23. De rechtbank zal het beroep gericht tegen het besluit van 14 april 2010 dan ook gegrond verklaren wegens schending van het motiveringsvereiste (artikel 3:46 van de Awb). Verweerder zal een nieuw besluit moeten nemen met inachtneming van deze uitspraak.
24. De rechtbank acht termen aanwezig om toepassing te geven aan artikel 8:75 van de Awb en verweerder te veroordelen in de door eiseres in verband met de behandeling van het beroep redelijkerwijs gemaakte proceskosten, welke zijn begroot op € 954,50
(€ 80,50 en € 874,-) aan kosten van verleende rechtsbijstand. Van andere kosten in dit verband is de rechtbank niet gebleken.
De beslissing
De rechtbank:
verklaart het beroep tegen het niet tijdig beslissen op de aanvraag niet-ontvankelijk;
verklaart het beroep tegen het besluit van 14 april 2010 gegrond;
vernietigt het besluit van 14 april 2010;
draagt verweerder op een nieuw besluit te nemen met inachtneming van deze uitspraak;
veroordeelt verweerder in de proceskosten van eiseres ten bedrage van € 954,50.

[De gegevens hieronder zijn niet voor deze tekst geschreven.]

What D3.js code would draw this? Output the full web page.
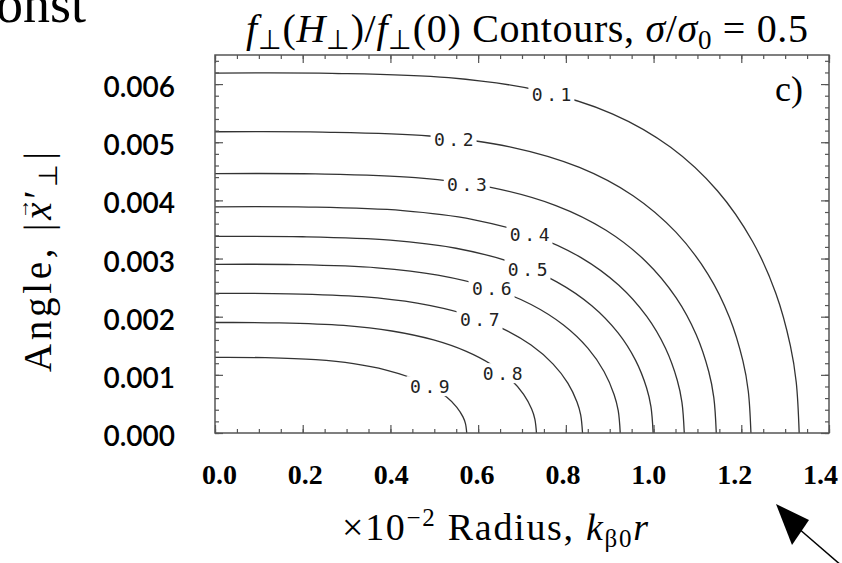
<!DOCTYPE html>
<html><head><meta charset="utf-8">
<script src="https://cdn.jsdelivr.net/npm/d3@7"></script>
<style>body{margin:0;background:#fff}svg{display:block}</style>
</head><body>
<svg id="chart" width="842" height="563"></svg>
<script>
// ---- data ----
const xDomain = [0, 1.4];
const yDomain = [0, 0.0065];
const xTickValues = [0.0, 0.2, 0.4, 0.6, 0.8, 1.0, 1.2, 1.4];
const yTickValues = [0.000, 0.001, 0.002, 0.003, 0.004, 0.005, 0.006];
const contourLevels = [0.1, 0.2, 0.3, 0.4, 0.5, 0.6, 0.7, 0.8, 0.9];

const contour01X = [0, 0.2664, 0.5328, 0.7326, 0.9058, 1.0390, 1.1455, 1.2254, 1.2787, 1.3120, 1.3253, 1.332];
const contour01Y = [0.00619, 0.006185, 0.006110, 0.005898, 0.005489, 0.004913, 0.004166, 0.003297, 0.002402, 0.001499, 0.000873, 0];
const contour02X = [0, 0.2444, 0.4888, 0.6721, 0.8310, 0.9532, 1.0509, 1.1242, 1.1731, 1.2037, 1.2159, 1.222];
const contour02Y = [0.00518, 0.005175, 0.005107, 0.004922, 0.004568, 0.004081, 0.003454, 0.002729, 0.001987, 0.001239, 0.000722, 0];
const contour03X = [0, 0.2286, 0.4572, 0.6287, 0.7772, 0.8915, 0.9830, 1.0516, 1.0973, 1.1259, 1.1373, 1.143];
const contour03Y = [0.00446, 0.004455, 0.004391, 0.004224, 0.003911, 0.003486, 0.002946, 0.002324, 0.001690, 0.001053, 0.000613, 0];
const contour04X = [0, 0.214, 0.428, 0.5885, 0.7276, 0.8346, 0.9202, 0.9844, 1.0272, 1.0540, 1.0647, 1.070];
const contour04Y = [0.00389, 0.003885, 0.003824, 0.003671, 0.003391, 0.003016, 0.002544, 0.002004, 0.001456, 0.000907, 0.000527, 0];
const contour05X = [0, 0.1998, 0.3996, 0.5495, 0.6793, 0.7792, 0.8591, 0.9191, 0.9590, 0.9840, 0.9940, 0.999];
const contour05Y = [0.00338, 0.003375, 0.003317, 0.003177, 0.002928, 0.002599, 0.002188, 0.001721, 0.001249, 0.000778, 0.000452, 0];
const contour06X = [0, 0.1848, 0.3696, 0.5082, 0.6283, 0.7207, 0.7946, 0.8501, 0.8870, 0.9101, 0.9194, 0.924];
const contour06Y = [0.00290, 0.002895, 0.002841, 0.002715, 0.002496, 0.002210, 0.001857, 0.001459, 0.001058, 0.000658, 0.000383, 0];
const contour07X = [0, 0.1676, 0.3352, 0.4609, 0.5698, 0.6536, 0.7207, 0.7710, 0.8045, 0.8254, 0.8338, 0.838];
const contour07Y = [0.00240, 0.002394, 0.002344, 0.002232, 0.002044, 0.001804, 0.001512, 0.001185, 0.000858, 0.000533, 0.000310, 0];
const contour08X = [0, 0.1466, 0.2932, 0.4032, 0.4984, 0.5717, 0.6304, 0.6744, 0.7037, 0.7220, 0.7293, 0.733];
const contour08Y = [0.00190, 0.001894, 0.001849, 0.001754, 0.001600, 0.001407, 0.001176, 0.000919, 0.000665, 0.000413, 0.000240, 0];
const contour09X = [0, 0.1148, 0.2296, 0.3157, 0.3903, 0.4477, 0.4936, 0.5281, 0.5510, 0.5654, 0.5711, 0.574];
const contour09Y = [0.00130, 0.001295, 0.001260, 0.001192, 0.001083, 0.000950, 0.000791, 0.000618, 0.000446, 0.000277, 0.000161, 0];

// x position (data units) where each level's label sits on its line
const labelAtX = [0.767, 0.544, 0.574, 0.717, 0.7125, 0.6306, 0.6032, 0.6556, 0.4894];

// ---- layout ----
const svg = d3.select("#chart");
const L = 215, R = 829, T = 55, B = 433;
const x = d3.scaleLinear().domain(xDomain).range([L, R]);
const y = d3.scaleLinear().domain(yDomain).range([B, T]);
// tick labels in the reference sit on a slightly narrower span than the frame
const xLab = d3.scaleLinear().domain(xDomain).range([L + 4, R - 9]);

const contoursX = [contour01X, contour02X, contour03X, contour04X, contour05X, contour06X, contour07X, contour08X, contour09X];
const contoursY = [contour01Y, contour02Y, contour03Y, contour04Y, contour05Y, contour06Y, contour07Y, contour08Y, contour09Y];
const contours = contourLevels.map((lv, i) => ({
  level: lv,
  pts: contoursX[i].map((xv, j) => [xv, contoursY[i][j]]),
  labelX: labelAtX[i]
}));

const line = d3.line().x(d => x(d[0])).y(d => y(d[1])).curve(d3.curveCatmullRom.alpha(0.5));

const ink = "#333";
svg.append("g").selectAll("path").data(contours).join("path")
  .attr("d", d => line(d.pts))
  .attr("fill", "none").attr("stroke", ink).attr("stroke-width", 1.3);

function yOnLine(pts, xv) {
  for (let j = 0; j < pts.length - 1; j++) {
    const a = pts[j], b = pts[j + 1];
    if (xv >= a[0] && xv <= b[0]) {
      const t = (xv - a[0]) / (b[0] - a[0]);
      return a[1] + t * (b[1] - a[1]);
    }
  }
  return pts[0][1];
}
const lg = svg.append("g").selectAll("g").data(contours).join("g")
  .attr("transform", d => `translate(${x(d.labelX)},${y(yOnLine(d.pts, d.labelX))})`);
lg.append("rect").attr("x", -23).attr("y", -10).attr("width", 46).attr("height", 20).attr("fill", "#fff");
lg.append("text")
  .attr("text-anchor", "middle").attr("dy", "0.36em").attr("dx", 2)
  .style("font-family", "'DejaVu Sans Mono', monospace").style("font-size", "18px")
  .style("letter-spacing", "3.6px").attr("fill", "#222")
  .text(d => d3.format(".1f")(d.level));

// frame
svg.append("rect").attr("x", L).attr("y", T).attr("width", R - L).attr("height", B - T)
  .attr("fill", "none").attr("stroke", "#555").attr("stroke-width", 1.5);

const xMinor = d3.range(0, 28 + 1).map(k => k * 0.05);
const yMinor = d3.range(0, 32 + 1).map(k => k * 0.0002);

function tickAxis(axisFn, scale, vals, size, tr) {
  const g = svg.append("g").attr("transform", tr)
    .call(axisFn(scale).tickValues(vals).tickSize(-size).tickFormat(""));
  g.select(".domain").remove();
  g.selectAll("line").attr("stroke", "#555").attr("stroke-width", 1.2);
  return g;
}
tickAxis(d3.axisBottom, x, xMinor, 4, `translate(0,${B})`);
tickAxis(d3.axisTop, x, xMinor, 4, `translate(0,${T})`);
tickAxis(d3.axisLeft, y, yMinor, 4, `translate(${L},0)`);
tickAxis(d3.axisRight, y, yMinor, 4, `translate(${R},0)`);
tickAxis(d3.axisTop, x, xTickValues, 8, `translate(0,${T})`);
tickAxis(d3.axisRight, y, yTickValues, 8, `translate(${R},0)`);
tickAxis(d3.axisBottom, x, xTickValues, 8, `translate(0,${B})`);

const serif = "'Liberation Serif', 'Times New Roman', serif";

// bottom tick labels
const gx = svg.append("g").attr("transform", `translate(0,${B})`)
  .call(d3.axisBottom(xLab).tickValues(xTickValues).tickSize(0).tickPadding(31).tickFormat(d3.format(".1f")));
gx.select(".domain").remove();
gx.selectAll("line").remove();
gx.selectAll("text")
  .style("font-family", serif).style("font-weight", "bold")
  .style("font-size", "28px").attr("fill", "#000");

// left axis with labels
const gy = svg.append("g").attr("transform", `translate(${L},0)`)
  .call(d3.axisLeft(y).tickValues(yTickValues).tickSize(-8).tickPadding(40).tickFormat(d3.format(".3f")));
gy.select(".domain").remove();
gy.selectAll("line").attr("stroke", "#555").attr("stroke-width", 1.2);
gy.selectAll("text").attr("dy", "0.45em")
  .style("font-family", "Lato, 'Open Sans', sans-serif").style("font-size", "28px")
  .style("font-weight", "600").attr("fill", "#000");

// texts
function tsp(parent, txt, opts = {}) {
  const t = parent.append("tspan").text(txt);
  if (opts.it) t.style("font-style", "italic");
  if (opts.sz) t.style("font-size", opts.sz);
  if (opts.dy) t.attr("dy", opts.dy);
  return t;
}
const title = svg.append("text").attr("x", 527).attr("y", 42).attr("text-anchor", "middle")
  .attr("textLength", 562).attr("lengthAdjust", "spacing")
  .style("font-family", serif).style("font-size", "40px").attr("fill", "#000");
tsp(title, "f", {it: 1}); tsp(title, "⊥", {sz: "27px", dy: 7}); tsp(title, "(", {dy: -7});
tsp(title, "H", {it: 1}); tsp(title, "⊥", {sz: "27px", dy: 7}); tsp(title, ")/", {dy: -7});
tsp(title, "f", {it: 1}); tsp(title, "⊥", {sz: "27px", dy: 7}); tsp(title, "(0) Contours, ", {dy: -7});
tsp(title, "σ", {it: 1}); tsp(title, "/"); tsp(title, "σ", {it: 1});
tsp(title, "0", {sz: "27px", dy: 7}); tsp(title, " = 0.5", {dy: -7});

svg.append("text").attr("x", -4).attr("y", 22)
  .style("font-family", serif).style("font-size", "54px").attr("fill", "#000").text("onst");

svg.append("text").attr("x", 775).attr("y", 101)
  .style("font-family", serif).style("font-size", "36px").attr("fill", "#000").text("c)");

// y axis title (rotated), with a vector arrow over x
const ylg = svg.append("g").attr("transform", "translate(51,262) rotate(-90)");
const yl = ylg.append("text").attr("x", 0).attr("y", 0).attr("text-anchor", "middle")
  .attr("textLength", 220).attr("lengthAdjust", "spacing")
  .style("font-family", serif).style("font-size", "39px").attr("fill", "#000");
const pre = "Angle, |";
tsp(yl, pre); tsp(yl, "x", {it: 1}); tsp(yl, "′"); tsp(yl, "⊥", {sz: "26px", dy: 6}); tsp(yl, "|", {dy: -6});
const xi = pre.length;
const p0 = yl.node().getStartPositionOfChar(xi), p1 = yl.node().getEndPositionOfChar(xi);
ylg.append("text").attr("x", (p0.x + p1.x) / 2 + 2).attr("y", p0.y - 22).attr("text-anchor", "middle")
  .style("font-family", serif).style("font-size", "20px").attr("fill", "#000").text("→");

const xl = svg.append("text").attr("x", 495).attr("y", 540).attr("text-anchor", "middle")
  .attr("textLength", 306).attr("lengthAdjust", "spacing")
  .style("font-family", serif).style("font-size", "38px").attr("fill", "#000");
tsp(xl, "×10"); tsp(xl, "−2", {sz: "25px", dy: -14}); tsp(xl, " Radius, ", {dy: 14});
tsp(xl, "k", {it: 1}); tsp(xl, "β0", {sz: "25px", dy: 7}); tsp(xl, "r", {it: 1, dy: -7});

// arrow annotation
svg.append("line").attr("x1", 842).attr("y1", 566).attr("x2", 798).attr("y2", 528)
  .attr("stroke", "#000").attr("stroke-width", 1.5);
svg.append("path").attr("d", "M776,504 L809,520 L792,545 Z").attr("fill", "#000");
</script>
</body></html>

Deze uitspraak is gedaan door mr. G.A. van der Straaten, rechter, in tegenwoordigheid van M. Hietkamp-Jonker, griffier.
De griffier, De rechter,
Uitgesproken in het openbaar op 1 maart 2011.
Rechtsmiddel:
Tegen deze uitspraak kunnen partijen binnen vier weken na de verzending van een afschrift hoger beroep instellen bij de Raad van State, Afdeling bestuursrechtspraak, Hoger beroep vreemdelingenzaken, Postbus 16113, 2500 BC ’s-Gravenhage. Het beroepschrift dient een of meer grieven tegen de uitspraak te bevatten. Artikel 6:6 van de Awb is niet van toepassing. Een afschrift van de uitspraak dient overgelegd te worden. Meer informatie treft u aan op de website van de Raad van State (www.raadvanstate.nl).